Я ему объяснил, что такое «пролетарская экспедиция», и что ближайшая экспедиция намечена на ночь 19 августа на оборонный завод «Звезда», иду я, Моретьев, и товарищ Левский, то есть - Янек.
- Возьмите меня! Только у меня нет одежды для такой экспедиции… - Лелик говорил таким голосом, что можно было не сомневаться: если надо – отправится в экспедицию голым.
Я успокоил его, сказал, что у меня есть комплект одежды для такого дела. Дал ему джинсы, которые мне привезла мама из Биробиджана, те, что были мне велики, больше на 2 размера. С худющего Лелика они просто сваливались. Я дал ему ремень, который выдали мне, когда я учился в мореходке.
- Я смотрю: у вас просто культ личности Жвания, - сказал, Лелик засовывая ремень в штрипки.

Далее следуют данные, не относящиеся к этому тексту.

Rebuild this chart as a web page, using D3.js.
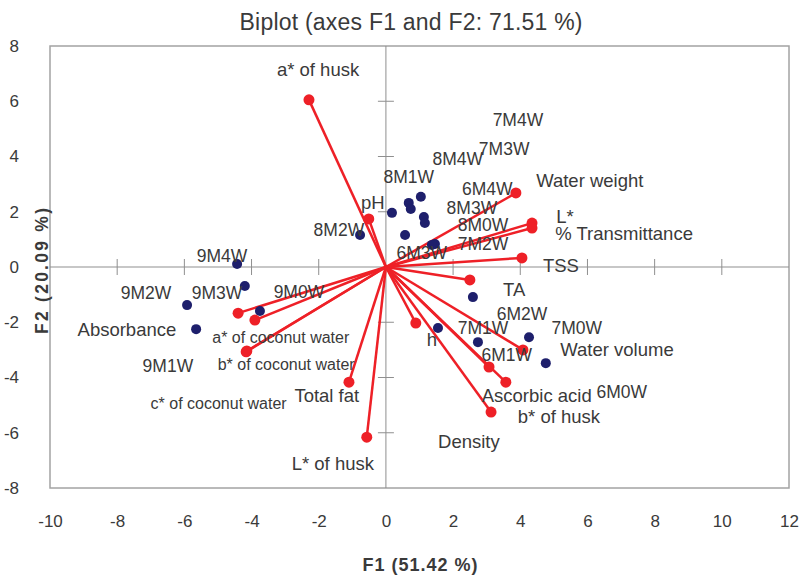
<!DOCTYPE html>
<html>
<head>
<meta charset="utf-8">
<script src="https://cdn.jsdelivr.net/npm/d3@7"></script>
<style>
  html, body { margin: 0; padding: 0; background: #fff; }
  svg { display: block; }
  text { font-family: "Liberation Sans", Arial, sans-serif; fill: #3a3a3a; }
</style>
</head>
<body>
<svg id="chart" width="800" height="575"></svg>
<script>
// ---- Variables (active variables, F1 / F2 loadings as drawn) ----
const varNames = ["a* of husk", "pH", "Water weight", "L*", "% Transmittance", "TSS", "TA",
  "h", "Water volume", "Ascorbic acid", "b* of husk", "Density",
  "Absorbance", "a* of coconut water", "b* of coconut water", "c* of coconut water",
  "Total fat", "L* of husk"];
const varF1 = [-2.29, -0.51, 3.87, 4.35, 4.35, 4.05, 2.50,
  0.89, 4.08, 3.57, 3.07, 3.13,
  -4.40, -3.90, -4.14, -4.16,
  -1.10, -0.57];
const varF2 = [6.05, 1.74, 2.68, 1.59, 1.41, 0.33, -0.47,
  -2.03, -3.00, -4.17, -3.62, -5.25,
  -1.67, -1.92, -3.04, -3.07,
  -4.17, -6.16];
// label anchor positions (data units) for variable names
const varLabelF1 = [-2.02, -0.39, 6.07, 5.33, 7.09, 5.21, 3.82,
  1.37, 6.88, 4.49, 5.15, 2.47,
  -7.71, -3.13, -2.97, -4.98,
  -1.76, -1.58];
const varLabelF2 = [7.14, 2.32, 3.12, 1.84, 1.20, 0.07, -0.83,
  -2.64, -2.97, -4.67, -5.40, -6.30,
  -2.28, -2.54, -3.51, -4.93,
  -4.67, -7.10];
const varLabelSize = [18.5, 18.5, 18.5, 18.5, 18.5, 18.5, 18.5,
  18.5, 18.5, 18.5, 18.5, 18.5,
  18.5, 16, 16, 16,
  18.5, 18.5];

// ---- Observations (samples) ----
const sampleF1 = [0.18, 1.04, 0.68, 0.74, 1.13, 1.16, 0.57, 1.46, 1.37, -0.77,
  -4.43, -4.20, -3.75, -5.92, -5.65,
  2.59, 1.55, 2.74, 4.26, 4.76];
const sampleF2 = [1.96, 2.54, 2.32, 2.10, 1.81, 1.59, 1.16, 0.83, 0.80, 1.16,
  0.11, -0.69, -1.59, -1.38, -2.25,
  -1.09, -2.21, -2.72, -2.54, -3.48];
// sample label texts and anchor positions (data units)
const sampleLabels = ["8M1W", "8M4W", "7M4W", "8M3W", "7M3W", "6M4W", "8M0W", "7M2W", "6M3W", "8M2W",
  "9M4W", "9M3W", "9M0W", "9M2W", "9M1W",
  "7M1W", "6M1W", "6M2W", "7M0W", "6M0W"];
const sampleLabelF1 = [0.68, 2.14, 3.93, 2.56, 3.52, 3.02, 2.89, 2.89, 1.07, -1.40,
  -4.88, -5.03, -2.59, -7.14, -6.49,
  2.89, 3.60, 4.05, 5.68, 7.02];
const sampleLabelF2 = [3.25, 3.92, 5.32, 2.14, 4.28, 2.82, 1.52, 0.83, 0.50, 1.34,
  0.40, -0.94, -0.91, -0.94, -3.59,
  -2.21, -3.19, -1.70, -2.21, -4.53];

const xTicks = [-10, -8, -6, -4, -2, 0, 2, 4, 6, 8, 10, 12];
const yTicks = [-8, -6, -4, -2, 0, 2, 4, 6, 8];

const titleText = "Biplot (axes F1 and F2: 71.51 %)";
const xTitle = "F1 (51.42 %)";
const yTitle = "F2 (20.09 %)";

// ---- Drawing ----
const svg = d3.select("#chart");
const x = d3.scaleLinear().domain([-10, 12]).range([50, 789]);
const y = d3.scaleLinear().domain([-8, 8]).range([488, 46]);

const RED = "#ee2027";
const BLUE = "#1e1f6c";
const GRID = "#8f8f8f";
const fmt = d => String(d);   // plain hyphen-minus as in the reference

// frame
svg.append("rect")
  .attr("x", x(-10)).attr("y", y(8))
  .attr("width", x(12) - x(-10)).attr("height", y(-8) - y(8))
  .attr("fill", "none").attr("stroke", "#a3a3a3").attr("stroke-width", 1.5);

// zero lines
svg.append("line").attr("x1", x(-10)).attr("x2", x(12)).attr("y1", y(0)).attr("y2", y(0))
  .attr("stroke", GRID).attr("stroke-width", 1);
svg.append("line").attr("x1", x(0)).attr("x2", x(0)).attr("y1", y(8)).attr("y2", y(-8))
  .attr("stroke", GRID).attr("stroke-width", 1);

// cross ticks on zero lines
const tk = 8;
svg.append("g").selectAll("line")
  .data(xTicks.filter(d => d !== 0 && d !== -10 && d !== 12))
  .join("line")
  .attr("x1", d => x(d)).attr("x2", d => x(d))
  .attr("y1", y(0) - tk).attr("y2", y(0) + tk)
  .attr("stroke", GRID).attr("stroke-width", 1);
svg.append("g").selectAll("line")
  .data(yTicks.filter(d => d !== 0 && d !== -8 && d !== 8))
  .join("line")
  .attr("y1", d => y(d)).attr("y2", d => y(d))
  .attr("x1", x(0) - tk).attr("x2", x(0) + tk)
  .attr("stroke", GRID).attr("stroke-width", 1);

// tick labels via d3 axes (outside the frame)
const xAxis = svg.append("g")
  .attr("transform", `translate(0, 515)`)
  .call(d3.axisBottom(x).tickValues(xTicks).tickSize(0).tickPadding(0).tickFormat(fmt));
xAxis.select(".domain").remove();
xAxis.selectAll("text").attr("font-size", 17).attr("font-family", "Liberation Sans, Arial, sans-serif")
  .attr("fill", "#3a3a3a").attr("dy", "0.71em");

const yAxis = svg.append("g")
  .attr("transform", `translate(19, 0)`)
  .call(d3.axisLeft(y).tickValues(yTicks).tickSize(0).tickPadding(0).tickFormat(fmt));
yAxis.select(".domain").remove();
yAxis.selectAll("text").attr("font-size", 17).attr("font-family", "Liberation Sans, Arial, sans-serif")
  .attr("fill", "#3a3a3a");

// variable vectors
const vars = varNames.map((n, i) => ({ n, f1: varF1[i], f2: varF2[i] }));
svg.append("g").selectAll("line")
  .data(vars).join("line")
  .attr("x1", x(0)).attr("y1", y(0))
  .attr("x2", d => x(d.f1)).attr("y2", d => y(d.f2))
  .attr("stroke", RED).attr("stroke-width", 2.5);

// sample points
const samples = sampleF1.map((f1, i) => ({ f1, f2: sampleF2[i] }));
svg.append("g").selectAll("circle")
  .data(samples).join("circle")
  .attr("cx", d => x(d.f1)).attr("cy", d => y(d.f2))
  .attr("r", 5).attr("fill", BLUE);

// variable end dots
svg.append("g").selectAll("circle")
  .data(vars).join("circle")
  .attr("cx", d => x(d.f1)).attr("cy", d => y(d.f2))
  .attr("r", 5.5).attr("fill", RED);

// sample labels
svg.append("g").selectAll("text")
  .data(sampleLabels.map((t, i) => ({ t, f1: sampleLabelF1[i], f2: sampleLabelF2[i] })))
  .join("text")
  .attr("x", d => x(d.f1)).attr("y", d => y(d.f2))
  .attr("text-anchor", "middle").attr("dy", "0.35em")
  .attr("font-size", 17.5)
  .text(d => d.t);

// variable labels
svg.append("g").selectAll("text")
  .data(varNames.map((t, i) => ({ t, f1: varLabelF1[i], f2: varLabelF2[i], s: varLabelSize[i] })))
  .join("text")
  .attr("x", d => x(d.f1)).attr("y", d => y(d.f2))
  .attr("text-anchor", "middle").attr("dy", "0.35em")
  .attr("font-size", d => d.s)
  .text(d => d.t);

// titles
svg.append("text").attr("x", 411).attr("y", 30)
  .attr("text-anchor", "middle").attr("font-size", 23).attr("fill", "#222")
  .attr("textLength", 343).attr("lengthAdjust", "spacing")
  .text(titleText);
svg.append("text").attr("x", 420).attr("y", 571)
  .attr("text-anchor", "middle").attr("font-size", 18).attr("font-weight", "bold").attr("fill", "#333")
  .attr("textLength", 115).attr("lengthAdjust", "spacing")
  .text(xTitle);
svg.append("text")
  .attr("transform", "translate(48, 271) rotate(-90)")
  .attr("text-anchor", "middle").attr("font-size", 17.5).attr("font-weight", "bold").attr("fill", "#333")
  .attr("textLength", 126).attr("lengthAdjust", "spacing")
  .text(yTitle);
</script>
</body>
</html>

- Почему ты так решил? - спросил я.
- Да вот даже на ремне написано – Жвания.
Я оплошал: дал ему свой морской ремень, а в училище нас обязывали писать на ремне фамилию и номер группы. Но я быстро нашел, что ответить:
- Мне подарил это ремень товарищ Жвания.
- А…
Мы ушли в ночь. Экспедиция выдалась непростой. Мы влезли на завод под забором, с еврейского кладбища. ЛПО «Звезда» охранялась гораздо лучше, чем трамвайно-троллейбусный завод и даже «Адмиралтейский», по территории завода ездили сторожа на электромобилях, как в какой-нибудь антиутопии. Я не очень удачно скатился в цех в железной стружке и порвал купленные в Грузии штаны-хамелеоны. В остальном - все удачно, до утра мы раскидали в цехах все листовки, перепугали одного рабочего, который зачем-то пришел на завод ночью, наверное, чтобы подхалтурить.
Возвращались пешком через Купчино. Янек пошел домой, он жил на Софийской, а мы с Леликом минут сорок просидели на остановке у кинотеатра «Слава» в ожидании первого автобуса.
Мы еле добрели до моего дома, и завалились спать после насыщенной ночи. Меня разбудил телефонный звонок, звонила моя жена Медея, она приехала с дачи и ночевала у родителей.
- Ты слышал, что произошло в Москве?
- Нет, а что произошло?
- Введено чрезвычайное положение, все политические партии и организации объявлены вне закона…
Я поблагодарил Медею за информацию, попрощался с ней и разбудил Лелика.
- Вставай, в стране военный переворот.
Мы включили телевизор – «Лебединое озеро». По радио зачитали обращение ГКЧП.
Мне позвонил Янек. Через час у меня на квартире, недалеко от станции метро «Звездная», собралась вся наша организация. Я проспал часа три, но чувствовал себя бодро, точнее, я был заведен.
- Я только что с Невского проспекта – все как обычно. Люди ведут себя так, будто ничего не произошло, - сообщил Леша Бер.
Решили поехать город: посмотреть, что происходит у государственных учреждений, вводятся ли войска. Если будет формироваться сопротивление, в него не вступать, а выступить самостоятельно: и против путчистов, и против Ельцина. Если выяснится, что населению все равно, ГКЧП, Ельцин или Горбачев, мы выпустим листовки с призывом к сопротивлению, как путчистам, так и власти бюрократии в целом, спрячем архив организации, а потом на время разбежимся, кто куда, чтобы избежать ареста. У меня в кармане лежал билет на самолет до Парижа.
У Ленсовета (Мариинского дворца) кучковались интеллигенты, что-то вещал Рауш. Звучало словосочетание «коммунистический путч».
- Ну что, господа революционеры, - обратился ко мне Рауш с вызовом, - поможете соорудить баррикады?